In other news, Stiff with internships has happened but I'm reticent to say "I might" this or "There's a possibility" that, because every time so far that I've said something like "I met this guy last night who's the President of the Universe and he says that God is looking for Interns and he can hook me up" I've ended up an looking like an idiot because plainly the universe isn't a republic, it's more of a socialist oligarchy with inherently self-perpetuating physical norms. But anyway, I'll give it a go: I might be doing an internship in the Financial Times here. It's truly impossible to put that in context if you don't understand how important the FT is, and how important Hong Kong is to the FT. So if I become an IT in the HK branch of the FT, it'll be pretty fucking GT. I'll know more about that soon hopefully although I've stopped holding my breath for these things, I keep passing out in public and making much social infantigo for myself.

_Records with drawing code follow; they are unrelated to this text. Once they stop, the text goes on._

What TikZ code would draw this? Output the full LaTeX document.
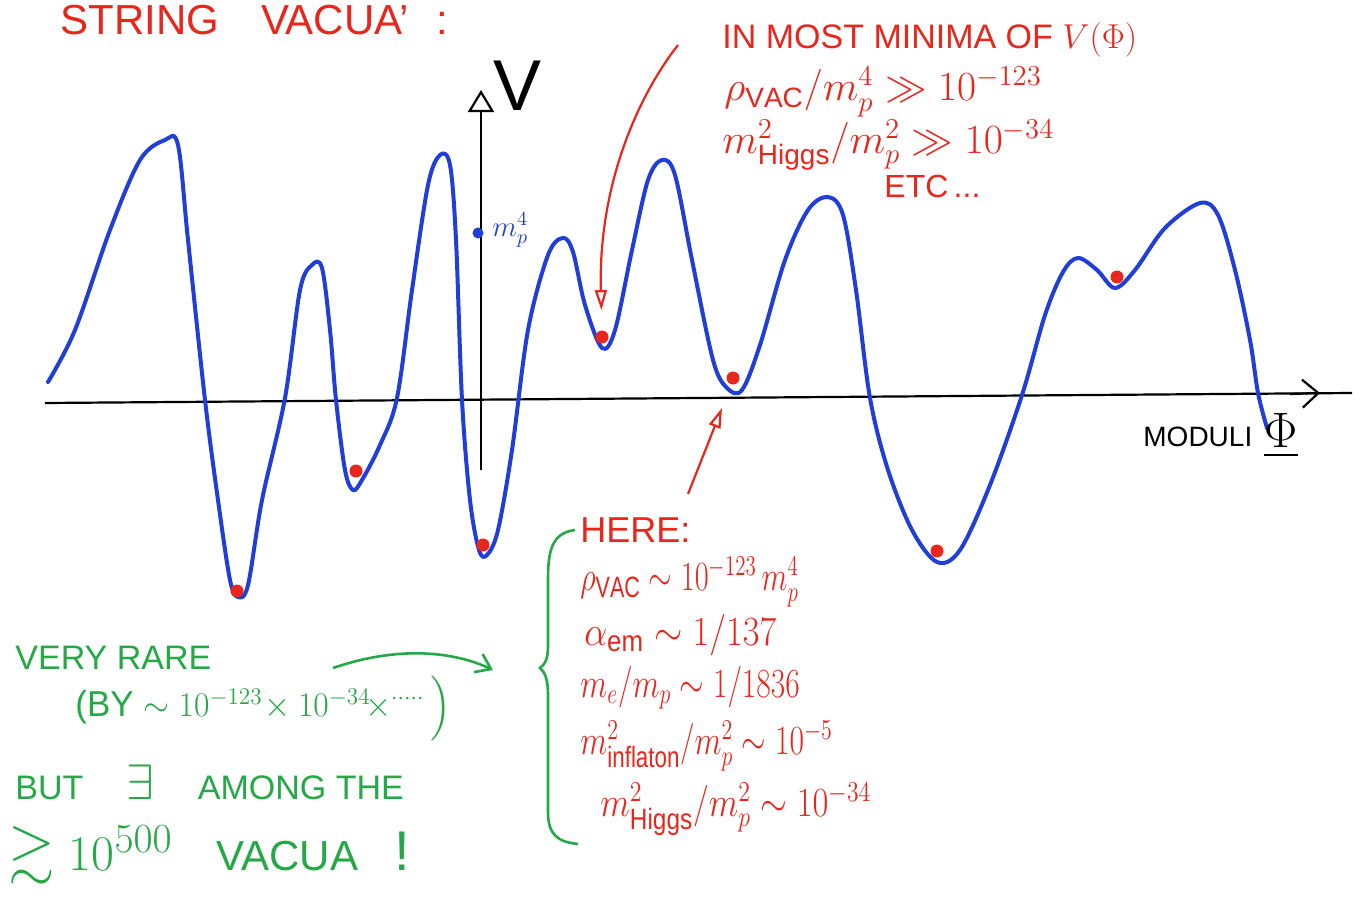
\documentclass[tikz,border=0pt]{standalone}
\usepackage{fontspec}
\usepackage{graphicx}
\usepackage{amsmath,amssymb}
\setmainfont{Liberation Sans}
\usetikzlibrary{arrows.meta}
\definecolor{pred}{HTML}{E8261C}
\definecolor{pblue}{HTML}{1F3FD8}
\definecolor{pgreen}{HTML}{25A846}
\newcommand{\hsq}[2]{\scalebox{#1}[1]{#2}}
\begin{document}
\begin{tikzpicture}[x=0.5pt,y=-0.5pt,
  hand/.style={inner sep=0pt, anchor=west},
  rtext/.style={hand, text=pred},
  gtext/.style={hand, text=pgreen},
  vdot/.style={circle, fill=pred, inner sep=0pt, minimum size=6.5pt},
  curve/.style={pblue, line width=2pt, line join=round, line cap=round},
  axisline/.style={black, line width=1.1pt},
  redarrow/.style={pred, line width=1.1pt, -{Triangle[open, length=10pt, width=6pt]}},
  grnarrow/.style={pgreen, line width=1.3pt, -{Straight Barb[length=7pt, width=10pt]}}
]
\fill[white] (0,0) rectangle (1363,904);
\useasboundingbox (0,0) rectangle (1363,904);

% axes
\coordinate (xa0) at (45,403);
\coordinate (xa1) at (1352,393);
\draw[axisline] (xa0) -- (xa1);
\coordinate (xtipback) at (1290,394);
\coordinate (xtip) at (1320,393);
\draw[axisline, -{Straight Barb[length=8pt, width=14pt]}] (xtipback) -- (xtip);
\coordinate (ya0) at (481,470);
\coordinate (ya1) at (481,90);
\draw[axisline, -{Triangle[open, length=11pt, width=13pt]}] (ya0) -- (ya1);
\node[inner sep=0pt] (V) at (518,86) {\fontsize{36}{40}\selectfont V};

% potential curve
\draw[curve] plot[smooth, tension=0.55] coordinates {
(48,382) (75,330) (110,230) (140,160) (165,140) (178,145) (188,240)
(205,400) (218,500) (230,580) (238,597) (248,585) (262,500) (285,398)
(300,290) (312,265) (322,268) (330,330) (336,400) (345,470) (353,490)
(362,480) (380,445) (397,398) (412,290) (428,185) (440,155) (450,165)
(456,240) (462,400) (470,500) (479,550) (487,555) (498,530) (512,450)
(528,330) (548,255) (563,238) (573,252) (585,305) (602,348) (615,330)
(632,250) (648,180) (662,160) (675,175) (692,260) (713,360) (727,388)
(742,390) (760,345) (785,260) (808,210) (828,197) (843,215) (856,290)
(870,398) (888,470) (912,530) (937,562) (960,550) (990,485) (1022,395)
(1045,315) (1063,272) (1078,258) (1097,270) (1115,288) (1135,270)
(1165,228) (1200,203) (1218,215) (1235,270) (1250,340) (1258,393) (1267,428)
};

% vacua dots
\node[vdot] (d1) at (237,591) {};
\node[vdot] (d2) at (356,471) {};
\node[vdot] (d3) at (483,545) {};
\node[vdot] (d4) at (602,337) {};
\node[vdot] (d5) at (733,378) {};
\node[vdot] (d6) at (937,551) {};
\node[vdot] (d7) at (1117,277) {};

% m_p^4 mark
\node[circle, fill=pblue, inner sep=0pt, minimum size=5.5pt] (mpd) at (478,233) {};
\node[hand, text=pblue] (mpl) at (492,230) {\fontsize{14}{16}\selectfont $m_p^4$};

% title
\node[rtext] (title) at (60,20) {\fontsize{21}{24}\selectfont STRING\quad VACUA'\hspace{14pt}:};

% top-right red text
\node[rtext] (t1) at (722,40) {\fontsize{17}{20}\selectfont IN MOST MINIMA OF $V(\Phi)$};
\node[rtext] (t2) at (724,92) {\fontsize{20}{22}\selectfont $\rho_{\mathrm{VAC}}/m_p^4 \gg 10^{-123}$};
\node[rtext] (t3) at (722,145) {\fontsize{20}{22}\selectfont $m^2_{\mathrm{Higgs}}/m_p^2 \gg 10^{-34}$};
\node[rtext] (t4) at (884,186) {\fontsize{16}{18}\selectfont ETC\,...};

% red arrows
\coordinate (ra1) at (678,45);
\draw[redarrow] (ra1) .. controls (635,100) and (598,190) .. (d4.north) [shorten >=10pt];
\coordinate (ra2) at (688,494);
\coordinate (ra2e) at (722,408);
\draw[redarrow] (ra2) -- (ra2e);

% moduli label
\node[hand] (mod) at (1143,437) {\fontsize{14}{16}\selectfont MODULI};
\node[hand] (phi) at (1264,436) {\fontsize{26}{28}\selectfont $\underline{\Phi}$};

% HERE block
\node[rtext] (h0) at (580,530) {\fontsize{18}{20}\selectfont HERE:};
\node[rtext] (h1) at (580,582) {\fontsize{21}{23}\selectfont \hsq{0.73}{$\rho_{\mathrm{VAC}}\sim 10^{-123}\,m_p^4$}};
\node[rtext] (h2) at (584,635) {\fontsize{21}{23}\selectfont \hsq{0.88}{$\alpha_{\mathrm{em}}\sim 1/137$}};
\node[rtext] (h3) at (580,688) {\fontsize{21}{23}\selectfont \hsq{0.76}{$m_e/m_p\sim 1/1836$}};
\node[rtext] (h4) at (580,746) {\fontsize{21}{23}\selectfont \hsq{0.76}{$m^2_{\mathrm{inflaton}}/m_p^2\sim 10^{-5}$}};
\node[rtext] (h5) at (600,809) {\fontsize{21}{23}\selectfont \hsq{0.83}{$m^2_{\mathrm{Higgs}}/m_p^2\sim 10^{-34}$}};

% green brace
\draw[pgreen, line width=1.3pt] (575,530) .. controls (552,533) and (548,550) .. (548,580)
  -- (548,645) .. controls (548,660) and (545,664) .. (540,668)
  .. controls (545,672) and (548,680) .. (548,695)
  -- (548,812) .. controls (548,835) and (558,842) .. (578,844);

% green text
\node[gtext] (g1) at (15,658) {\fontsize{17}{20}\selectfont VERY RARE};
\node[gtext] (g2) at (75,708) {\fontsize{18}{22}\selectfont \hsq{0.97}{(BY $\sim 10^{-123}\!\times 10^{-34}\!\times^{\cdot\cdot\cdot\cdot\cdot}$\,$\Big)$}};
\node[gtext] (g3) at (15,782) {\fontsize{17}{20}\selectfont BUT \quad {\fontsize{26}{28}\selectfont$\exists$} \quad AMONG THE};
\node[gtext] (g4) at (8,855) {{\fontsize{30}{32}\selectfont $\gtrsim 10^{500}$}\hspace{22pt}{\fontsize{21}{24}\selectfont VACUA}\hspace{18pt}{\fontsize{28}{30}\selectfont !}};

% green arrow
\coordinate (ga0) at (333,668);
\coordinate (ga1) at (493,670);
\draw[grnarrow] (ga0) .. controls (400,645) and (455,652) .. (ga1);
\end{tikzpicture}
\end{document}
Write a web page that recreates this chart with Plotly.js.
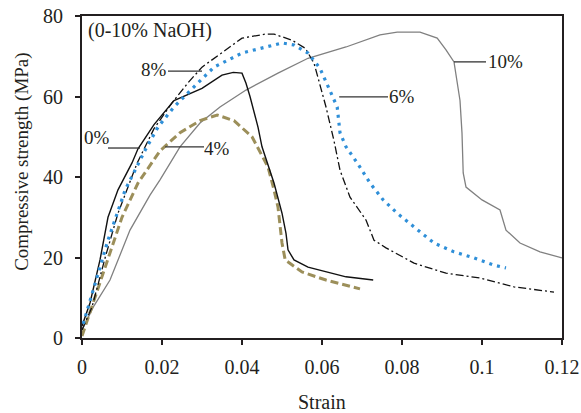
<!DOCTYPE html>
<html>
<head>
<meta charset="utf-8">
<script src="https://cdn.plot.ly/plotly-3.0.1.min.js"></script>
<style>html,body{margin:0;padding:0;background:#fff;}#chart{width:581px;height:413px;}</style>
</head>
<body>
<div id="chart"></div>
<script>
// 0% NaOH
var strain0 = [0, .002, .0045, .0065, .009, .0125, .014, .018, .023, .030, .035, .0378, .040, .041, .042, .043, .044, .045, .0458, .048, .050, .051, .0515, .053, .0565, .061, .066, .0728];
var stress0 = [3, 8.7, 19.4, 30, 36.8, 43.5, 47, 53, 59, 62, 65.3, 66, 65.8, 63.3, 60, 56, 52.4, 47.5, 45, 38.5, 31, 26, 21.9, 19.4, 17.6, 16.4, 15.2, 14.4];
// 4% NaOH
var strain4 = [0, .003, .0065, .010, .014, .017, .0195, .0245, .0295, .0338, .038, .0425, .0465, .048, .049, .050, .0508, .055, .061, .0695];
var stress4 = [0.5, 9.4, 19.4, 30, 38.5, 43, 46.5, 51, 54, 55.4, 54, 50, 42.5, 36.8, 32.5, 23.6, 19.4, 16.4, 14.4, 12.2];
// 6% NaOH
var strain6 = [0.0003, .003, .0065, .0108, .0158, .019, .023, .028, .033, .040, .0458, .050, .053, .0565, .0595, .062, .0638, .0645, .066, .0688, .072, .0753, .0788, .083, .088, .093, .098, .103, .106];
var stress6 = [3.5, 12.7, 24.3, 36.8, 46.7, 52.4, 57.4, 62.4, 67.3, 70.8, 72.3, 73.3, 72.8, 70.8, 67, 61.6, 57.4, 51, 47.5, 43.5, 38.5, 34.3, 31, 27.6, 23.6, 21.4, 19.9, 18.1, 17.4];
// 8% NaOH
var strain8 = [0, .0025, .0058, .009, .0138, .018, .0225, .0265, .030, .0358, .040, .0458, .048, .0525, .0558, .058, .0595, .061, .063, .0645, .067, .071, .073, .076, .083, .091, .0995, .108, .118];
var stress8 = [2, 7.7, 20, 31, 43.5, 52, 58.4, 63.4, 67.3, 71.6, 74.5, 75.5, 75.5, 74, 72, 68.3, 63, 57.4, 49, 41.7, 35, 29.3, 24.3, 22.4, 18.6, 16.1, 14.9, 12.7, 11.4];
// 10% NaOH
var strain10 = [0, .003, .007, .012, .017, .0195, .0245, .0295, .0345, .041, .049, .0565, .066, .0745, .0788, .0845, .0888, .091, .093, .0945, .095, .0953, .096, .100, .1045, .106, .1095, .1145, .12];
var stress10 = [2, 8, 14.4, 26.8, 35.5, 39.3, 47.5, 53.4, 57.4, 61.6, 65.8, 69.5, 72.3, 75.3, 76, 76, 74.5, 71.6, 68.6, 59, 50.9, 41, 37.5, 34.3, 31.8, 26.8, 23.6, 21.4, 19.9];

var xTicks = [0, 0.02, 0.04, 0.06, 0.08, 0.1, 0.12];
var xTickText = ['0', '0.02', '0.04', '0.06', '0.08', '0.1', '0.12'];
var yTicks = [0, 20, 40, 60, 80];

var FONT = 'Liberation Serif, Times New Roman, serif';
var TXT = '#231f20';

var traces = [
  {x: strain10, y: stress10, mode: 'lines', line: {color: '#808080', width: 1.3}, name: '10%'},
  {x: strain4, y: stress4, mode: 'lines', line: {color: '#9c8f5a', width: 3, dash: '8px,4px'}, name: '4%'},
  {x: strain0, y: stress0, mode: 'lines', line: {color: '#111111', width: 1.4}, name: '0%'},
  {x: strain8, y: stress8, mode: 'lines', line: {color: '#111111', width: 1.3, dash: '8px,3px,2px,3px'}, name: '8%'},
  {x: strain6, y: stress6, mode: 'lines', line: {color: '#2f8fd8', width: 3.2, dash: '3px,5px'}, name: '6%'}
];

function lbl(text, x, y, anchor, size) {
  return {x: x, y: y, xref: 'x', yref: 'y', text: text, showarrow: false,
    xanchor: anchor || 'center', yanchor: 'middle', font: {family: FONT, size: size || 19, color: TXT}};
}
function lead(x0, x1, y) {
  return {type: 'line', xref: 'x', yref: 'y', x0: x0, x1: x1, y0: y, y1: y, line: {color: '#333', width: 1.3}};
}

var layout = {
  width: 581, height: 413,
  margin: {l: 82, r: 19, t: 16, b: 75},
  paper_bgcolor: '#fff', plot_bgcolor: '#fff',
  showlegend: false,
  font: {family: FONT, color: TXT, size: 19},
  xaxis: {
    range: [0, 0.12], tickvals: xTicks, ticktext: xTickText,
    showgrid: false, zeroline: false, showline: true, linecolor: '#231f20', linewidth: 2, mirror: true,
    ticks: 'outside', ticklen: 5, tickwidth: 2, tickcolor: '#231f20', ticklabelstandoff: 5,
    tickfont: {family: FONT, size: 20, color: TXT}
  },
  yaxis: {
    range: [0, 80], tickvals: yTicks,
    showgrid: false, zeroline: false, showline: true, linecolor: '#231f20', linewidth: 2, mirror: true,
    ticks: 'outside', ticklen: 5, tickwidth: 2, tickcolor: '#231f20', ticklabelstandoff: 8,
    tickfont: {family: FONT, size: 20, color: TXT}
  },
  annotations: [
    {text: 'Strain', xref: 'paper', yref: 'paper', x: 0.5, y: -0.198,
     xanchor: 'center', yanchor: 'middle', showarrow: false,
     font: {family: FONT, size: 20, color: TXT}},
    {text: 'Compressive strength (MPa)', textangle: -90, xref: 'paper', yref: 'paper',
     x: -0.125, y: 0.547, xanchor: 'center', yanchor: 'middle', showarrow: false,
     font: {family: FONT, size: 19, color: TXT}},
    lbl('(0-10% NaOH)', 0.001, 76.4, 'left', 20),
    lbl('8%', 0.018, 66.6),
    lbl('0%', 0.00375, 49.9),
    lbl('4%', 0.0338, 47.2),
    lbl('6%', 0.080, 59.9),
    lbl('10%', 0.1058, 68.6)
  ],
  shapes: [
    lead(0.0215, 0.030, 66.3),
    lead(0.0065, 0.0145, 47.2),
    lead(0.0208, 0.0305, 47.5),
    lead(0.0643, 0.0765, 59.9),
    lead(0.093, 0.101, 68.6)
  ]
};

Plotly.newPlot('chart', traces, layout, {staticPlot: true, displayModeBar: false});
</script>
</body>
</html>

I've also been made a contributer to www.pixelsurgeon.com. It's a designy linkpage with reviews and hilariousness. At first this was admittedly just a roundabout way of pissing Dave Wall off by casually putting myself a notch higher than him on the imaginary "cool" ladder that he tries to scale daily, but I have to say I really enjoy writing for it. I can just think "Hey, I'll review this" and then it turns up online looking all cool and designy, I like that a lot. Also it'll let me claim to be a journalist even after I sell my shiny soul to the corporate magpies who keep flying around my house/body. So I've spent rather a lot of time taking photos of myself for my bio for the page and this is the one I chose in the end. I have others, including many taken of me in a pith helmet that I brought home with me after a particularily good night out. Anyway, I'm going to sleep now. You demanding assholes have kept me up to 2:00, again!! Ah well, I guess you're worth it.